The system should be ready for final production by 2000, Professor Parsons said. The Columbia group, including Professor Parsons and research scientist Jeremy Dodd, also will be among the foremost analysts of the results once the LHC begins operation in 2005.

The new collider will help scientists answer questions such as: Why does matter have mass? Why is the universe made mostly of matter, not antimatter? Are there still more fundamental particles yet unknown to physics? Do these particles make up the universe's 'dark matter,' the mysterious substance that makes up 90 percent of the universe but has never been seen?
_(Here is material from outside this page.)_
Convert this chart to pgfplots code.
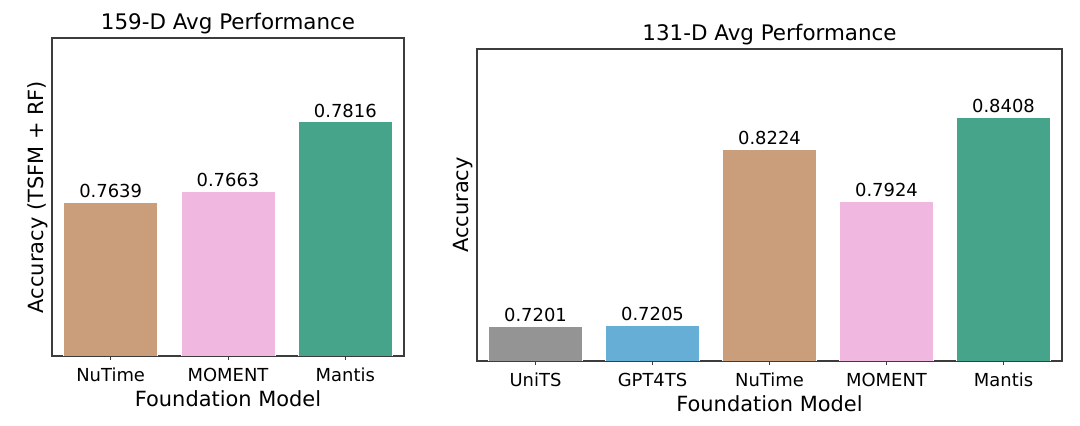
\documentclass[border=0pt]{standalone}
\usepackage{pgfplots}
\pgfplotsset{compat=1.18}
\usepackage{fontspec}
\setmainfont{DejaVu Sans}
\definecolor{cgray}{RGB}{148,148,148}
\definecolor{cblue}{RGB}{103,174,214}
\definecolor{ctan}{RGB}{202,158,122}
\definecolor{cpink}{RGB}{240,184,224}
\definecolor{cgreen}{RGB}{70,164,138}
\definecolor{axcol}{RGB}{60,60,60}
\pgfplotsset{
  mybars/.style={
    scale only axis,
    ybar, bar width=0.8, bar shift=0pt,
    axis line style={axcol, line width=1.1bp},
    xtick style={axcol, line width=1bp},
    tick align=outside,
    major tick length=4bp,
    ytick=\empty,
    xtick pos=bottom,
    xticklabel style={font=\fontsize{18}{20}\selectfont, anchor=base, yshift=-21bp},
    title style={font=\fontsize{21.5}{24}\selectfont, at={(axis description cs:0.5,1)}, anchor=base, yshift=3bp},
    xlabel style={font=\fontsize{21}{24}\selectfont, at={(axis description cs:0.5,0)}, anchor=base, yshift=-50bp},
    ylabel style={font=\fontsize{21}{24}\selectfont, at={(axis description cs:0,0.5)}, anchor=base, yshift=8.5bp},
    nodes near coords,
    point meta=y,
    every node near coord/.append style={font=\fontsize{18}{20}\selectfont, yshift=2bp, inner sep=2bp},
    nodes near coords style={/pgf/number format/.cd, fixed, fixed zerofill, precision=4, assume math mode=true},
    every axis plot/.append style={draw=white, line width=0.6bp},
  }
}
\begin{document}
\begin{tikzpicture}
\useasboundingbox (0,0) rectangle (1080bp,426bp);
\begin{axis}[mybars,
  at={(52bp,70bp)}, anchor=south west,
  width=352bp, height=318bp,
  xmin=-0.5, xmax=2.5, ymin=0.73, ymax=0.80,
  xtick={0,1,2},
  xticklabels={NuTime, MOMENT, Mantis},
  title={159-D Avg Performance},
  xlabel={Foundation Model},
  ylabel={Accuracy (TSFM + RF)},
]
\addplot[fill=ctan] coordinates {(0,0.7639)};
\addplot[fill=cpink] coordinates {(1,0.7663)};
\addplot[fill=cgreen] coordinates {(2,0.7816)};
\end{axis}
\begin{axis}[mybars,
  at={(477bp,65bp)}, anchor=south west,
  width=585bp, height=312bp,
  xmin=-0.5, xmax=4.5, ymin=0.70, ymax=0.88,
  xtick={0,1,2,3,4},
  xticklabels={UniTS, GPT4TS, NuTime, MOMENT, Mantis},
  title={131-D Avg Performance},
  xlabel={Foundation Model},
  ylabel={Accuracy},
]
\addplot[fill=cgray] coordinates {(0,0.7201)};
\addplot[fill=cblue] coordinates {(1,0.7205)};
\addplot[fill=ctan] coordinates {(2,0.8224)};
\addplot[fill=cpink] coordinates {(3,0.7924)};
\addplot[fill=cgreen] coordinates {(4,0.8408)};
\end{axis}
\end{tikzpicture}
\end{document}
The current theory, known as the Standard Model, postulates that particles acquire mass, defined as resistance to acceleration, through their interaction with a so-called Higgs field that permeates all space. According to this theory, an as yet undiscovered particle, the Higgs boson, would have to exist. The LHC should prove once and for all whether it actually does exist.

Many physicists are skeptical, Professor Parsons said. "From the theory and from previous experiments, we know that the Higgs boson, if it exists, must have a mass within a certain range. However, there are theoretical reasons suggesting a mass in this range would not be very natural." One popular solution is supersymmetry, in which every particle has a cognate called a superparticle. No such supersymmetrical particles have ever been observed, but the LHC could well find some, Professor Parsons said.

The Large Hadron Collider is being built by a consortium of 19 countries inside an existing accelerator tunnel that crosses the French-Swiss border. Radio frequency waves will accelerate the two beams of protons, then powerful superconducting magnets will guide the counter-rotating beams to collision points inside the detectors. The collision energy of 14 trillion electron volts will be seven times greater than the world's present highest-energy accelerator, the Tevatron at the U.S. Department of Energy's Fermilab in Batavia, Ill.